▶ _TO DO_: Extract word for word the lines of the listing from its start to the line holding "the first axis", both ends kept; pictures are not part of the copy.

□ □ □ □ □ □ □

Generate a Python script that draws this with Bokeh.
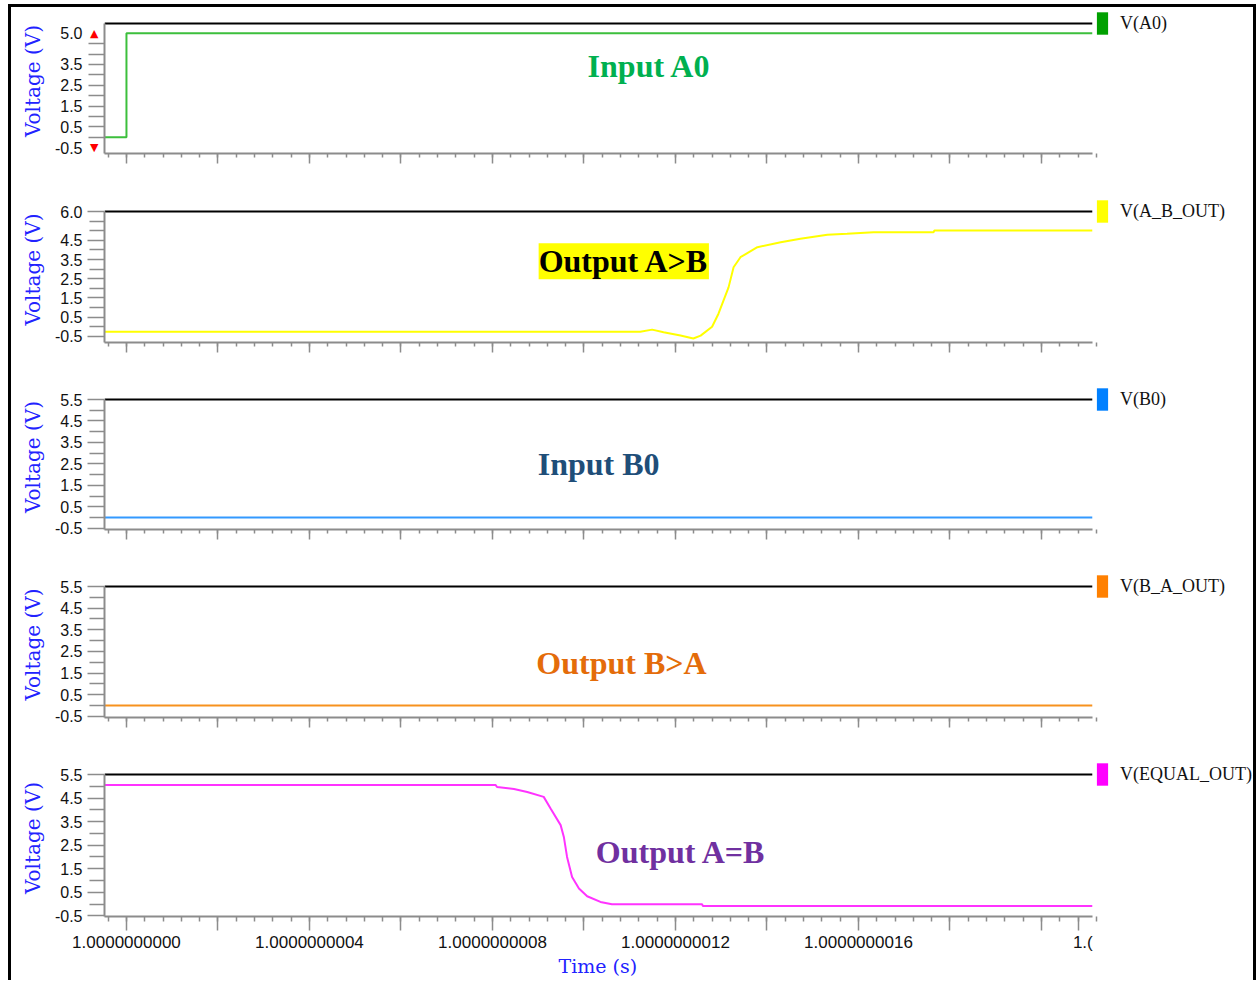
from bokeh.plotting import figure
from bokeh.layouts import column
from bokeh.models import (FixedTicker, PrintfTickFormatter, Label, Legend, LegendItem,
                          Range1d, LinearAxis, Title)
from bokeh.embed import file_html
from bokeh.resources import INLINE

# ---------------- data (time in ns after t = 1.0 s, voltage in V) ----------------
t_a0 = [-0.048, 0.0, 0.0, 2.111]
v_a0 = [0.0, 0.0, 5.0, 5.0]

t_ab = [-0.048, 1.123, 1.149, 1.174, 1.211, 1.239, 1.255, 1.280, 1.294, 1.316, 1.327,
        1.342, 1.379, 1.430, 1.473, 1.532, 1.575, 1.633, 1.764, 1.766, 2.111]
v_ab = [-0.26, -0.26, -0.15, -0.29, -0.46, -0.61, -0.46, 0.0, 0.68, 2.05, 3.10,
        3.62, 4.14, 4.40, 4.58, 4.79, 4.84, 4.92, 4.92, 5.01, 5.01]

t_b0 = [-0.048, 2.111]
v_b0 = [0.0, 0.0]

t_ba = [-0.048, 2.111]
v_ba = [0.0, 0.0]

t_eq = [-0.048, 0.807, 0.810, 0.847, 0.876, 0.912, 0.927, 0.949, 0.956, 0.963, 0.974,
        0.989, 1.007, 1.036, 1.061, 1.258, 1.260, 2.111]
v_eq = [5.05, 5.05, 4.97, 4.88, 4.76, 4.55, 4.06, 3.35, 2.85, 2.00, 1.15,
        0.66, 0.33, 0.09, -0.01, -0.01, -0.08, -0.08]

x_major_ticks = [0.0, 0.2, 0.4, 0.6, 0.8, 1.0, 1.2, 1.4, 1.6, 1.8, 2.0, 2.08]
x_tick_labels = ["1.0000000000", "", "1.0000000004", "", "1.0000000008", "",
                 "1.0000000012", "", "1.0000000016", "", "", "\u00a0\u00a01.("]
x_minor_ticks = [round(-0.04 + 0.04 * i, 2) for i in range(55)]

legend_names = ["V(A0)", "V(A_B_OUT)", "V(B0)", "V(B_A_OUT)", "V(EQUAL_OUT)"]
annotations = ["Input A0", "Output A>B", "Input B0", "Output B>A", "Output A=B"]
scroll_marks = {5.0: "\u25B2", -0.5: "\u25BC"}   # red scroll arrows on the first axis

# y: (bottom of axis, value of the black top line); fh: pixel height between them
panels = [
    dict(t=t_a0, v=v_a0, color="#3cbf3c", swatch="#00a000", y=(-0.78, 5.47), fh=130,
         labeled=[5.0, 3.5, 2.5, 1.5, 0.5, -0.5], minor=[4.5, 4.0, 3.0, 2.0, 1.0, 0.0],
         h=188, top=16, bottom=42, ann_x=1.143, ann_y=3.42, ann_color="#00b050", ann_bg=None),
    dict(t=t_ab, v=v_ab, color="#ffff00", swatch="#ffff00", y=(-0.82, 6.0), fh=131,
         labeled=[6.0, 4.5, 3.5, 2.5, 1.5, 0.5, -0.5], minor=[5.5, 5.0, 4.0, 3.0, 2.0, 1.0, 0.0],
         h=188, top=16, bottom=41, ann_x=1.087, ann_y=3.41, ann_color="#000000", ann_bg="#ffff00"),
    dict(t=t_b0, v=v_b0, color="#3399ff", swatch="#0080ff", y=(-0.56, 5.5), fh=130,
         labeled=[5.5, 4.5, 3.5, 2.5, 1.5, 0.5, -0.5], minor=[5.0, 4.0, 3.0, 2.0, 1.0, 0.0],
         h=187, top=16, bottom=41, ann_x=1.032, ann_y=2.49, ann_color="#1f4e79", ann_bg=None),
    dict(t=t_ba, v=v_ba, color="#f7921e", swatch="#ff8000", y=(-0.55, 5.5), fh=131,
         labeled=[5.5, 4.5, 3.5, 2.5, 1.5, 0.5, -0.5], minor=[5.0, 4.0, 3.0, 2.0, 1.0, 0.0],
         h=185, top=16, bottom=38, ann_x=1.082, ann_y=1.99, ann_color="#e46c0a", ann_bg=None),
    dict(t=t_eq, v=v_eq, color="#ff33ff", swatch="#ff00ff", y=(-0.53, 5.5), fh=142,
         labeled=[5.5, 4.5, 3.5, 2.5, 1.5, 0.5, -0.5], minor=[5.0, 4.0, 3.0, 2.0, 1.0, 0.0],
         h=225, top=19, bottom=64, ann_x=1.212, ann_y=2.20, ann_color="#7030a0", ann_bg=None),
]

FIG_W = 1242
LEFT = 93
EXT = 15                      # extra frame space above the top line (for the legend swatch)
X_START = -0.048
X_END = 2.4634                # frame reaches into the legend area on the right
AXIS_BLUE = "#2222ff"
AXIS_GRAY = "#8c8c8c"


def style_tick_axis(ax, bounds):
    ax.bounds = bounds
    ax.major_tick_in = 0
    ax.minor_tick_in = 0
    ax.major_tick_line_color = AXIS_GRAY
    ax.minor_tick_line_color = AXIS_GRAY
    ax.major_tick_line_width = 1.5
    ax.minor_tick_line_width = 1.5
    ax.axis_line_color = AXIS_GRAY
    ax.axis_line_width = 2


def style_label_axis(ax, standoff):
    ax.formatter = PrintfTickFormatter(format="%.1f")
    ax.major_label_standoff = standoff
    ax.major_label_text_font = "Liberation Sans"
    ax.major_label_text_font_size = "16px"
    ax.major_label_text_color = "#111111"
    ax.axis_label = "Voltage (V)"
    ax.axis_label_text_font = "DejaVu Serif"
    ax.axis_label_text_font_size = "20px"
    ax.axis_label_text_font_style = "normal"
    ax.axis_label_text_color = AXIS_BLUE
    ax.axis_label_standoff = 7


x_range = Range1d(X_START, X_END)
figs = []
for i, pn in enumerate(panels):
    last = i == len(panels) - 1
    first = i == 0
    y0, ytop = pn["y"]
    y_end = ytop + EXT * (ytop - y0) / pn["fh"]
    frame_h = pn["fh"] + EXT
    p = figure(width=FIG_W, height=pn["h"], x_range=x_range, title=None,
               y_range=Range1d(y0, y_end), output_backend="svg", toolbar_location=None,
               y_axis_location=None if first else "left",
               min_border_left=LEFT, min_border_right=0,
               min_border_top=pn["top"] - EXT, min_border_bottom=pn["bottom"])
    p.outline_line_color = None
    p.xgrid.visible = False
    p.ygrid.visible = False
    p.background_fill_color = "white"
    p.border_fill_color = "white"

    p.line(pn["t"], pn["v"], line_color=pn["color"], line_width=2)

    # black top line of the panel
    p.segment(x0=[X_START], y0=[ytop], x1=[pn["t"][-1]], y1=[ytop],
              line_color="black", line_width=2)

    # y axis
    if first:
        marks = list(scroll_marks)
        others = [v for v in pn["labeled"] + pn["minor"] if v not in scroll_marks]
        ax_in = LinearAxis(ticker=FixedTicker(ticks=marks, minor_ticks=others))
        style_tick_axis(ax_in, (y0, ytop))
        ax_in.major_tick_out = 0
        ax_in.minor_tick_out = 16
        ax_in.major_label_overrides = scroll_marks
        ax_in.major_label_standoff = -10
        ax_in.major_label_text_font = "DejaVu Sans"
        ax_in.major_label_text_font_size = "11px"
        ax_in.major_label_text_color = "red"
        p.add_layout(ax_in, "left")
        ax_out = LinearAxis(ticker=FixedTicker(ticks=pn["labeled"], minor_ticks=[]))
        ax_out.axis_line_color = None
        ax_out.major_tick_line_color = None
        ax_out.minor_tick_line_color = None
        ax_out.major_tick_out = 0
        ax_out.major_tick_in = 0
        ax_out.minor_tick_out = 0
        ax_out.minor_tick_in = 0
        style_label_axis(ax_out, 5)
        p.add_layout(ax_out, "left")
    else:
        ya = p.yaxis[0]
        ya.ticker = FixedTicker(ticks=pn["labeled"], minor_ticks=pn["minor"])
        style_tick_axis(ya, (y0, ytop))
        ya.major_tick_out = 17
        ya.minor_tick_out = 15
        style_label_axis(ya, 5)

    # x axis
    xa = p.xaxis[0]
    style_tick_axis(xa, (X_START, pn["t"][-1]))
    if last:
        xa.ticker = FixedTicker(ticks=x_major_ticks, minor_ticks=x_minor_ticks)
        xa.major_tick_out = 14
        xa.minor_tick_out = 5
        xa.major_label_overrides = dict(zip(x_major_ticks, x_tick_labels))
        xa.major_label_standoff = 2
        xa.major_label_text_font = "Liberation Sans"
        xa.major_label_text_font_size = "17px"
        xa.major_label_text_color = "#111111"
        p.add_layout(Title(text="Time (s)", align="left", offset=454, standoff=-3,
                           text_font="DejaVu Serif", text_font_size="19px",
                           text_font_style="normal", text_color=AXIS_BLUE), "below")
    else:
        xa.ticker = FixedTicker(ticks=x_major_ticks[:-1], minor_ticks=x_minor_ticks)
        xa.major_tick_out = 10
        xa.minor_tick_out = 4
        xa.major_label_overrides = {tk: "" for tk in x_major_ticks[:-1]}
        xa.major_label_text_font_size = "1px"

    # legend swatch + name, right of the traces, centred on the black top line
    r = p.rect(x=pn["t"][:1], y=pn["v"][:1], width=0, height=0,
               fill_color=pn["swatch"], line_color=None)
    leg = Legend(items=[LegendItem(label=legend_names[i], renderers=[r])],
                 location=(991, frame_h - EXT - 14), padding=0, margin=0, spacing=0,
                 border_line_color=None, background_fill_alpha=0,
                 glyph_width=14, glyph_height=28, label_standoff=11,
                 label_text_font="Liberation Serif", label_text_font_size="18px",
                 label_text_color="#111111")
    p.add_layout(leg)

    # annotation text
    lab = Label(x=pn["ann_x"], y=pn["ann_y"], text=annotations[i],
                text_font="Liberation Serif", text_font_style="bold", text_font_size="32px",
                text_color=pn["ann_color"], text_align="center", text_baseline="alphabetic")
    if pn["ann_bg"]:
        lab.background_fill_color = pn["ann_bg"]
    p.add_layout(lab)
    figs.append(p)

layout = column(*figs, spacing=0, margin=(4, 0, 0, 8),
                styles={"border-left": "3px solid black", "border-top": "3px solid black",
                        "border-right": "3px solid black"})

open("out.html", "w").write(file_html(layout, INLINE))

□ □ □ □ □ □ □

▶ _OUTPUT FOR THIS TASK_:
Generate a Python script that draws this with Bokeh.
from bokeh.plotting import figure
from bokeh.layouts import column
from bokeh.models import (FixedTicker, PrintfTickFormatter, Label, Legend, LegendItem,
                          Range1d, LinearAxis, Title)
from bokeh.embed import file_html
from bokeh.resources import INLINE

# ---------------- data (time in ns after t = 1.0 s, voltage in V) ----------------
t_a0 = [-0.048, 0.0, 0.0, 2.111]
v_a0 = [0.0, 0.0, 5.0, 5.0]

t_ab = [-0.048, 1.123, 1.149, 1.174, 1.211, 1.239, 1.255, 1.280, 1.294, 1.316, 1.327,
        1.342, 1.379, 1.430, 1.473, 1.532, 1.575, 1.633, 1.764, 1.766, 2.111]
v_ab = [-0.26, -0.26, -0.15, -0.29, -0.46, -0.61, -0.46, 0.0, 0.68, 2.05, 3.10,
        3.62, 4.14, 4.40, 4.58, 4.79, 4.84, 4.92, 4.92, 5.01, 5.01]

t_b0 = [-0.048, 2.111]
v_b0 = [0.0, 0.0]

t_ba = [-0.048, 2.111]
v_ba = [0.0, 0.0]

t_eq = [-0.048, 0.807, 0.810, 0.847, 0.876, 0.912, 0.927, 0.949, 0.956, 0.963, 0.974,
        0.989, 1.007, 1.036, 1.061, 1.258, 1.260, 2.111]
v_eq = [5.05, 5.05, 4.97, 4.88, 4.76, 4.55, 4.06, 3.35, 2.85, 2.00, 1.15,
        0.66, 0.33, 0.09, -0.01, -0.01, -0.08, -0.08]

x_major_ticks = [0.0, 0.2, 0.4, 0.6, 0.8, 1.0, 1.2, 1.4, 1.6, 1.8, 2.0, 2.08]
x_tick_labels = ["1.0000000000", "", "1.0000000004", "", "1.0000000008", "",
                 "1.0000000012", "", "1.0000000016", "", "", "\u00a0\u00a01.("]
x_minor_ticks = [round(-0.04 + 0.04 * i, 2) for i in range(55)]

legend_names = ["V(A0)", "V(A_B_OUT)", "V(B0)", "V(B_A_OUT)", "V(EQUAL_OUT)"]
annotations = ["Input A0", "Output A>B", "Input B0", "Output B>A", "Output A=B"]
scroll_marks = {5.0: "\u25B2", -0.5: "\u25BC"}   # red scroll arrows on the first axis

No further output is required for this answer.